Have prequels become the order of the day?
Sequels, though hugely popular, are running out of innovative ideas. The prequel is the recession-proof solution
Hollywood films based on all-new stories have gone the way of the dinosaur: into inexplicable extinction. You’d think a juggernaut with that many resources couldn’t possibly run out of fresh ideas — and maybe it hasn’t, but what Hollywood is all out of, is the nerve to make films based on them.
The recession helps, too, as a convenient whipping dog for studios to explain their loss of risk-taking appetite. So what’s to be done to ensure — supposedly — surefire releases at the box office? “The Prequel” is a solution that’s won supporters.
See, it comes down to familiarity, which, as anyone in the marketing business will tell you, is a very good thing indeed. It’s why collectors flock to buy a particular artist’s works, or tourists hasten to Starbucks for a Java-fix, or moviegoers queue for yet another instalment of “The Fast and The Furious”.
These folks know exactly what they are paying for, satisfaction guaranteed.
But familiarity can breed contempt, with viewers getting tired of rehashes despite liking the franchises.
Sequels, though hugely popular, are running out of innovative ideas, plot twists and surprises, having churned out so many stories in the world of its characters.
Presto: The Prequel. “Star Trek” must rank among the best this year, smartly directed by “Lost” the TV series’ creator J.J. Abrams.
Abrams gives a textbook lesson on how the prequel is a chance to re-establish the favourite franchise in a slightly different setting, so you have the twin advantages of familiar characters and fresh story-spinning opportunities.
Another prequel that got everything right was “Batman Begins” by Christopher Nolan starring Christian Bale, which reinstated the dark ambiguities of the original comics. Not to overanalyse — after all, Nolan did say of his film, that “blowing stuff up is particularly exciting” — but “Begins” did reinvent the franchise. Batman was in desperate need of some talent transfusion, having been reduced to boring parody.

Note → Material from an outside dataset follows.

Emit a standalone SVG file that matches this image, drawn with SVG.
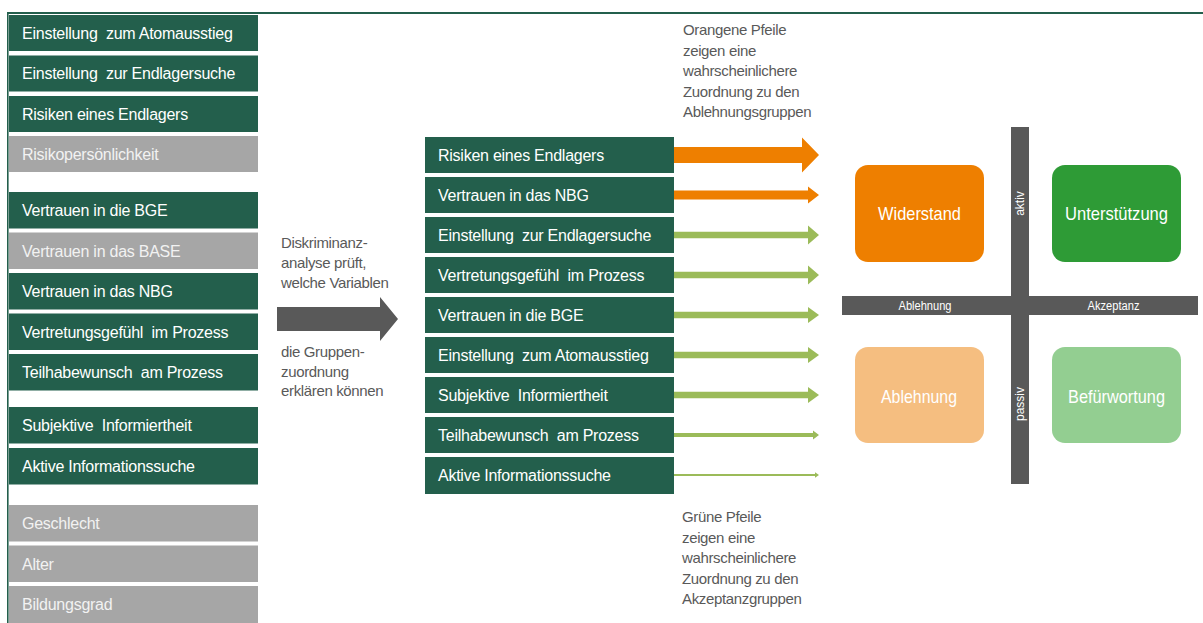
<svg xmlns="http://www.w3.org/2000/svg" width="1203" height="623" viewBox="0 0 1203 623">
<style>
.bg{fill:#ffffff}
.dk{fill:#235F4C}
.gy{fill:#A6A6A6}
.lt{font-family:"Liberation Sans",Arial,sans-serif;font-size:16px;letter-spacing:-0.25px;fill:#ffffff;white-space:pre}
.gt{font-family:"Liberation Sans",Arial,sans-serif;font-size:16px;letter-spacing:-0.25px;fill:#F2F2F2;white-space:pre}
.ann{font-family:"Liberation Sans",Arial,sans-serif;font-size:15px;letter-spacing:-0.35px;fill:#595959}
.ax{font-family:"Liberation Sans",Arial,sans-serif;font-size:12px;fill:#ffffff;text-anchor:middle}
.ql{font-family:"Liberation Sans",Arial,sans-serif;font-size:19px;fill:#ffffff;text-anchor:middle}
.or{fill:#EE7F00}
.gr{fill:#9BBB59}
</style>
<rect class="bg" x="0" y="0" width="1203" height="623"/>
<g id="frame">
<rect x="7" y="12" width="1196" height="2" fill="#235F4C"/>
<rect x="7" y="12" width="1.6" height="611" fill="#235F4C"/>
</g>
<g id="left-variables">
<g id="l1"><rect class="dk" x="9" y="15" width="249" height="36"/><text class="lt" x="22" y="38.5">Einstellung  zum Atomausstieg</text></g>
<g id="l2"><rect class="dk" x="9" y="55.5" width="249" height="36"/><text class="lt" x="22" y="79">Einstellung  zur Endlagersuche</text></g>
<g id="l3"><rect class="dk" x="9" y="96" width="249" height="36"/><text class="lt" x="22" y="119.5">Risiken eines Endlagers</text></g>
<g id="l4"><rect class="gy" x="9" y="136" width="249" height="36"/><text class="gt" x="22" y="159.5">Risikopersönlichkeit</text></g>
<g id="l5"><rect class="dk" x="9" y="192" width="249" height="36.5"/><text class="lt" x="22" y="216">Vertrauen in die BGE</text></g>
<g id="l6"><rect class="gy" x="9" y="232.5" width="249" height="36.5"/><text class="gt" x="22" y="256.5">Vertrauen in das BASE</text></g>
<g id="l7"><rect class="dk" x="9" y="273" width="249" height="36.5"/><text class="lt" x="22" y="297">Vertrauen in das NBG</text></g>
<g id="l8"><rect class="dk" x="9" y="313.5" width="249" height="36.5"/><text class="lt" x="22" y="337.5">Vertretungsgefühl  im Prozess</text></g>
<g id="l9"><rect class="dk" x="9" y="354" width="249" height="36.5"/><text class="lt" x="22" y="378">Teilhabewunsch  am Prozess</text></g>
<g id="l10"><rect class="dk" x="9" y="407" width="249" height="36.5"/><text class="lt" x="22" y="431">Subjektive  Informiertheit</text></g>
<g id="l11"><rect class="dk" x="9" y="448" width="249" height="36.5"/><text class="lt" x="22" y="472">Aktive Informationssuche</text></g>
<g id="l12"><rect class="gy" x="9" y="505" width="249" height="36.5"/><text class="gt" x="22" y="529">Geschlecht</text></g>
<g id="l13"><rect class="gy" x="9" y="545.5" width="249" height="36.5"/><text class="gt" x="22" y="569.5">Alter</text></g>
<g id="l14"><rect class="gy" x="9" y="586" width="249" height="37"/><text class="gt" x="22" y="610">Bildungsgrad</text></g>
</g>
<g id="analysis">
<text class="ann" x="281" y="248">Diskriminanz-</text>
<text class="ann" x="281" y="268">analyse prüft,</text>
<text class="ann" x="281" y="287.5">welche Variablen</text>
<polygon points="277,307 380,307 380,297 398,319 380,341 380,331 277,331" fill="#595959"/>
<text class="ann" x="281" y="357">die Gruppen-</text>
<text class="ann" x="281" y="377">zuordnung</text>
<text class="ann" x="281" y="396">erklären können</text>
</g>
<g id="middle-variables">
<g id="m1"><rect class="dk" x="425" y="137" width="249" height="36"/><text class="lt" x="438" y="160.5">Risiken eines Endlagers</text></g>
<g id="m2"><rect class="dk" x="425" y="177" width="249" height="36"/><text class="lt" x="438" y="200.5">Vertrauen in das NBG</text></g>
<g id="m3"><rect class="dk" x="425" y="217" width="249" height="36"/><text class="lt" x="438" y="240.5">Einstellung  zur Endlagersuche</text></g>
<g id="m4"><rect class="dk" x="425" y="257" width="249" height="36"/><text class="lt" x="438" y="280.5">Vertretungsgefühl  im Prozess</text></g>
<g id="m5"><rect class="dk" x="425" y="297" width="249" height="36"/><text class="lt" x="438" y="320.5">Vertrauen in die BGE</text></g>
<g id="m6"><rect class="dk" x="425" y="337" width="249" height="36"/><text class="lt" x="438" y="360.5">Einstellung  zum Atomausstieg</text></g>
<g id="m7"><rect class="dk" x="425" y="377" width="249" height="36"/><text class="lt" x="438" y="400.5">Subjektive  Informiertheit</text></g>
<g id="m8"><rect class="dk" x="425" y="417" width="249" height="36"/><text class="lt" x="438" y="440.5">Teilhabewunsch  am Prozess</text></g>
<g id="m9"><rect class="dk" x="425" y="457" width="249" height="37"/><text class="lt" x="438" y="481">Aktive Informationssuche</text></g>
</g>
<g id="connectors">
<polygon class="or" points="674,147 802,147 802,137.5 819,155 802,172.5 802,163 674,163"/>
<polygon class="or" points="674,190.5 808,190.5 808,186.5 819,195 808,203.5 808,199.5 674,199.5"/>
<polygon class="gr" points="674,231.7 808,231.7 808,225.5 819,235 808,244.5 808,238.3 674,238.3"/>
<polygon class="gr" points="674,271.7 808,271.7 808,265.5 819,275 808,284.5 808,278.3 674,278.3"/>
<polygon class="gr" points="674,311.7 808,311.7 808,307 819,315 808,323 808,318.3 674,318.3"/>
<polygon class="gr" points="674,351.7 808,351.7 808,347 819,355 808,363 808,358.3 674,358.3"/>
<polygon class="gr" points="674,391.7 808,391.7 808,387 819,395 808,403 808,398.3 674,398.3"/>
<polygon class="gr" points="674,433 813,433 813,430.5 819,435 813,439.5 813,437 674,437"/>
<polygon class="gr" points="674,474 815,474 815,472.2 819,475 815,477.8 815,476 674,476"/>
</g>
<g id="note-orange">
<text class="ann" x="683" y="35">Orangene Pfeile</text>
<text class="ann" x="683" y="55.5">zeigen eine</text>
<text class="ann" x="683" y="76">wahrscheinlichere</text>
<text class="ann" x="683" y="96.5">Zuordnung zu den</text>
<text class="ann" x="683" y="117">Ablehnungsgruppen</text>
</g>
<g id="note-green">
<text class="ann" x="682" y="522">Grüne Pfeile</text>
<text class="ann" x="682" y="542.5">zeigen eine</text>
<text class="ann" x="682" y="563">wahrscheinlichere</text>
<text class="ann" x="682" y="583.5">Zuordnung zu den</text>
<text class="ann" x="682" y="604">Akzeptanzgruppen</text>
</g>
<g id="axes">
<rect x="1011" y="127" width="18" height="357" fill="#595959"/>
<rect x="842" y="296" width="356" height="19" fill="#595959"/>
<text class="ax" x="925" y="309.5" textLength="53" lengthAdjust="spacingAndGlyphs">Ablehnung</text>
<text class="ax" x="1113.5" y="309.5" textLength="52" lengthAdjust="spacingAndGlyphs">Akzeptanz</text>
<text class="ax" transform="translate(1024.2,203.5) rotate(-90)" x="0" y="0">aktiv</text>
<text class="ax" transform="translate(1024.2,404) rotate(-90)" x="0" y="0">passiv</text>
</g>
<g id="q-widerstand"><rect x="855" y="165" width="129" height="97" rx="13" fill="#EE7F00"/><text class="ql" x="919.5" y="219.5" textLength="83" lengthAdjust="spacingAndGlyphs">Widerstand</text></g>
<g id="q-unterstuetzung"><rect x="1052" y="165" width="129" height="97" rx="13" fill="#2E9B36"/><text class="ql" x="1116.5" y="219.5" textLength="103" lengthAdjust="spacingAndGlyphs">Unterstützung</text></g>
<g id="q-ablehnung"><rect x="855" y="347" width="129" height="96" rx="13" fill="#F5BE80"/><text class="ql" x="919" y="402.5" textLength="76" lengthAdjust="spacingAndGlyphs">Ablehnung</text></g>
<g id="q-befuerwortung"><rect x="1052" y="347" width="129" height="96" rx="13" fill="#93CE91"/><text class="ql" x="1116.5" y="402.5" textLength="97" lengthAdjust="spacingAndGlyphs">Befürwortung</text></g>
</svg>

The same issue, incidentally, was faced by the Bond franchise — which, by this stage, left one neither shaken nor stirred. The solution: reboot the franchise and take double-oh-seven back to the beginning. Daniel Craig certainly earned his licence to kill with “Casino Royale”.
Other prequels are simply about past events that have been mentioned in hit movies. Thus “Underworld: Rise of the Lycans”, shown here earlier this year, was about the vampire-werewolf war that’s referred to in the first two Underworld films.
In this Prequel-as-Backstory category, the trio of films set a long time ago in a galaxy far away must be the most hyped. And the biggest disappointment. Fans of the original loathed the three “Star Wars” movies that were last released — which are actually the first three in the story.
Back to the future
Writers of prequels should have learnt something from the “Star Wars” debacle (in terms of artistic merit, that is, as opposed to box office takings): i.e., if your intention is merely to put the backstory onscreen, do remember that viewers already know the ending.
Which might be why, “X-Men Origins: Wolverine” — that looks at how Wolverine came to be who he is — has underwhelmed the critics, despite an admirably ripped Hugh Jackman.
Nitpickers may argue about the categorisation of the fourth Terminator (“T4”) film. Though “Terminator Salvation” is set in the future, it refers to a time before the first Terminator film — and can therefore be classified as a prequel in a back-to-the-future sort of way.
So the brainy move of casting Leonard Nimoy as the “mature” Spock did please some old Trekkies but Abrams, for one, said quite categorically that his movie was not made for fans of the original TV series but “for future fans of the franchise and for people who just want to go on a great thrill ride”.
As franchises need new devotees to boldly go where old movies cannot go — way into the future — prequels are probably here to stay.